The local organizing committee announced on Monday that the 56-year-old Carey — the “All I Want for Christmas is You” singer — is the first international star named to perform in the Feb. 6 ceremony at Milan’s San Siro soccer stadium.

“Ci vediamo a Milano” — ‘See you in Milan’ — Carey said on Instagram.

Carey sang the US national anthem at the 2002 Super Bowl but has never performed at the game’s halftime show.

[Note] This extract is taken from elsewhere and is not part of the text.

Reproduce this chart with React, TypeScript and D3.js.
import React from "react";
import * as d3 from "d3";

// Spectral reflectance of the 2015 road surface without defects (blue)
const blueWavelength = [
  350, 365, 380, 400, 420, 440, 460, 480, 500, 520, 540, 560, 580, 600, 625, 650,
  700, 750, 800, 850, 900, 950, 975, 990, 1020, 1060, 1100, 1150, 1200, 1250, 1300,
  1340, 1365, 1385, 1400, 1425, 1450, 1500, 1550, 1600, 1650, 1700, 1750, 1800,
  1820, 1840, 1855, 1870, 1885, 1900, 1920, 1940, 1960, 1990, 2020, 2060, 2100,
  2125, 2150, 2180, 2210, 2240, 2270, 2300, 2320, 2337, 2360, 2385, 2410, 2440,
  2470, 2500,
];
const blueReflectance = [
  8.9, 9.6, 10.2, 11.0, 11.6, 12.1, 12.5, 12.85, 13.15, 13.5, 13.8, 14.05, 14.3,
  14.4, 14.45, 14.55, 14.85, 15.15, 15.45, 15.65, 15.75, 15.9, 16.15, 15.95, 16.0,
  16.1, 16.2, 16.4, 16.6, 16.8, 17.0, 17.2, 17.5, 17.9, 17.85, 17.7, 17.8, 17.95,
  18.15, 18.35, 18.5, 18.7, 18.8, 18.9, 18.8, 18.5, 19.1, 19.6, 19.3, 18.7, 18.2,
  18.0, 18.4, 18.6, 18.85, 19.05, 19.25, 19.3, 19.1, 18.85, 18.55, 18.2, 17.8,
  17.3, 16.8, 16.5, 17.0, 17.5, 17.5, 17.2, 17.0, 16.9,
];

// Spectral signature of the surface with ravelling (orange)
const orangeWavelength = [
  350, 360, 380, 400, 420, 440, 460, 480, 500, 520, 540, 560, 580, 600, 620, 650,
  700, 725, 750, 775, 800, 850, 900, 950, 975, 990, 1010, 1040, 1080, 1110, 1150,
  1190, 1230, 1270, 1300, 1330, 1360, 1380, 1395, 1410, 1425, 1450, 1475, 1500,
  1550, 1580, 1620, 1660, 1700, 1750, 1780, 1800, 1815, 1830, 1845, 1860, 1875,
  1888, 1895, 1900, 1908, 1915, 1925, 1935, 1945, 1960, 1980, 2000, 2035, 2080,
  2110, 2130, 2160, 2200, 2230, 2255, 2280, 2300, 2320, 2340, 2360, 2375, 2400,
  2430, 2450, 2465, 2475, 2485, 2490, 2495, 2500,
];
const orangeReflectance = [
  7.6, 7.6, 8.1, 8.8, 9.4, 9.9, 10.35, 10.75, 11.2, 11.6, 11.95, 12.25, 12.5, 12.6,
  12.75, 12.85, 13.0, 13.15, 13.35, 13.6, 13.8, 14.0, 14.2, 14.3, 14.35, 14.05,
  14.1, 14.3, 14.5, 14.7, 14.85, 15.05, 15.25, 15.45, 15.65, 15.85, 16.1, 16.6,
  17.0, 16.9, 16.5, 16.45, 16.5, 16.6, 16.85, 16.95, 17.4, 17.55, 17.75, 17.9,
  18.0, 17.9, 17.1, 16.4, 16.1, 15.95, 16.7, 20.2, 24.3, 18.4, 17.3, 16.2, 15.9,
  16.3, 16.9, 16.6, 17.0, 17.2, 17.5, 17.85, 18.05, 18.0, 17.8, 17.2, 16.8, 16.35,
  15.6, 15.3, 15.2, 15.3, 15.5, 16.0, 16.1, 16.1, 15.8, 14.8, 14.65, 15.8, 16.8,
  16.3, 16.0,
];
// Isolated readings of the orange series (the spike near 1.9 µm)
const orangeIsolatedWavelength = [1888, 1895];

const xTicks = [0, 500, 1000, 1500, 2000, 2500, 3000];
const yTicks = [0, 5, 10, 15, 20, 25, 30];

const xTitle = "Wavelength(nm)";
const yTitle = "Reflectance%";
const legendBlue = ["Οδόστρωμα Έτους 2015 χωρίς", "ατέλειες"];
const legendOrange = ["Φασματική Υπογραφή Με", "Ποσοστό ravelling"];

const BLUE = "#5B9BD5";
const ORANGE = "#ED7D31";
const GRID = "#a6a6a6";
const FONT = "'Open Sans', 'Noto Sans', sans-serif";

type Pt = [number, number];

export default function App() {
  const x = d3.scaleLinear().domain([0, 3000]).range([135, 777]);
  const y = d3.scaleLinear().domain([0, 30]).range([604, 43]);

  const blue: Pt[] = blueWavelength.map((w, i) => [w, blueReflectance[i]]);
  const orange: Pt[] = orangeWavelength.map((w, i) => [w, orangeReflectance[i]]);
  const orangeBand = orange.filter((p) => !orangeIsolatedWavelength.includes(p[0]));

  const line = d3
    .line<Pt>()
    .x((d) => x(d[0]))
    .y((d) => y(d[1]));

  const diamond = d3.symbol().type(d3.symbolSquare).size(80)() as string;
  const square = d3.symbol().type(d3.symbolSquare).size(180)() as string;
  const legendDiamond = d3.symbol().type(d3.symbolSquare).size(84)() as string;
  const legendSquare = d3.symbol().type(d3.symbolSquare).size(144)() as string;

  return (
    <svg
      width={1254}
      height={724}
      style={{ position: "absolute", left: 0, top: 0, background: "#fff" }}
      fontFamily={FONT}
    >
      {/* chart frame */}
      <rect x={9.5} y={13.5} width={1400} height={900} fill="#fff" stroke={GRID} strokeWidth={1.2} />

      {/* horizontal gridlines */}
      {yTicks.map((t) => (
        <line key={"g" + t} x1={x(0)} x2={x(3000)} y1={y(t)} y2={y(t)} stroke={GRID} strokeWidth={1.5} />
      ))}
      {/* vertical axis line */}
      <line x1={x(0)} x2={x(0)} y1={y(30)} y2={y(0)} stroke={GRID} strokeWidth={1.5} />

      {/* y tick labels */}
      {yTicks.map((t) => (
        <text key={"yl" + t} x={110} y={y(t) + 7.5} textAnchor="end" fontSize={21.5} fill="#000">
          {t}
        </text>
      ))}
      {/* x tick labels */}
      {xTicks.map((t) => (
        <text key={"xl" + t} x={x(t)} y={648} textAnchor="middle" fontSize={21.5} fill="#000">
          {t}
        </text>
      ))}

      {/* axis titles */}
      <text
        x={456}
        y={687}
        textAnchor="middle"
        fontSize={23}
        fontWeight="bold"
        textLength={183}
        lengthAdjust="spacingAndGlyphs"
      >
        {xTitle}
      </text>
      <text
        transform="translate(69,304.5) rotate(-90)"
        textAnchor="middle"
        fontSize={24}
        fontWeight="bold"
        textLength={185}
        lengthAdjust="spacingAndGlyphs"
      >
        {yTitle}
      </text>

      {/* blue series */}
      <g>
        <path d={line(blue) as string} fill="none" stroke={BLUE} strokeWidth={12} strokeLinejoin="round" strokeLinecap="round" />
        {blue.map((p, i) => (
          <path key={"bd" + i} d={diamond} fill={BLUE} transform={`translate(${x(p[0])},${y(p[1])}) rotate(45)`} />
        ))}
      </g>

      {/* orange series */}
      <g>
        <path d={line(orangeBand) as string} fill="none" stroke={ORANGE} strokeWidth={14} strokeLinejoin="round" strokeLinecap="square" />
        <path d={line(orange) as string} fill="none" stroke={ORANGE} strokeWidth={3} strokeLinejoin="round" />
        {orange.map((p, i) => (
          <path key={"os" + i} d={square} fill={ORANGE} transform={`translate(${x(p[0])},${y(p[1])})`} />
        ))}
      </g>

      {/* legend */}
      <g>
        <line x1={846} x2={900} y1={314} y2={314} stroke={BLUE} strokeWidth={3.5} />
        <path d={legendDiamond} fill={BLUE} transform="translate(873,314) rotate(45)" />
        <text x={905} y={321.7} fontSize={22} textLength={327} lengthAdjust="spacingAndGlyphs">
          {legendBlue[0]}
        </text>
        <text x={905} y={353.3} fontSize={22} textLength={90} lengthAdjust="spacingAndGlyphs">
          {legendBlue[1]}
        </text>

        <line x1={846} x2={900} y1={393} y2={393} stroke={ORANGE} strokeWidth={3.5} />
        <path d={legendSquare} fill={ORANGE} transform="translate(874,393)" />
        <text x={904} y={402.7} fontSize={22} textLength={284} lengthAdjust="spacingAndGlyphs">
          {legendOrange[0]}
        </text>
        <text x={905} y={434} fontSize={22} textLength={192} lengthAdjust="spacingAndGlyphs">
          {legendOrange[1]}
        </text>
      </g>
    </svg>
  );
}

She has won six Grammy awards.

Carey has recorded 19 No. 1 hits, according to Billboard, which lists her as the fourth-greatest recording artist of all time, trailing the Beatles, the Rolling Stones and Elton John.

A crowd of 60,000 spectators is slated for the opening ceremony, with millions more expected to watch on television.

Lady Gaga and Celine Dion performed during the opening ceremony for last year's Summer Olympics in Paris.

“Mariah Carey fully represents the emotional atmosphere that accompanies the run-up to the Games,” the committee said. “Music is a universal language that attracts different stories and sensibilities, and intertwines with the opening ceremony’s theme of harmony.”

The only other detail announced for the ceremony so far is that there will be a tribute to the late fashion designer Giorgio Armani, who died at his home in Milan in September at the age of 91.

The Games will be spread over northern Italy, and simultaneous but smaller opening ceremonies are to be held in three mountain clusters as well.

The main ceremony will put a spotlight on the San Siro, which is home to the Inter Milan and AC Milan soccer clubs. It is set to be torn down and replaced by a new stadium after the Games.

Internationally acclaimed ballet star Roberto Bolle will headline the closing ceremony, which is slated for Verona’s ancient Roman Arena on Feb. 22.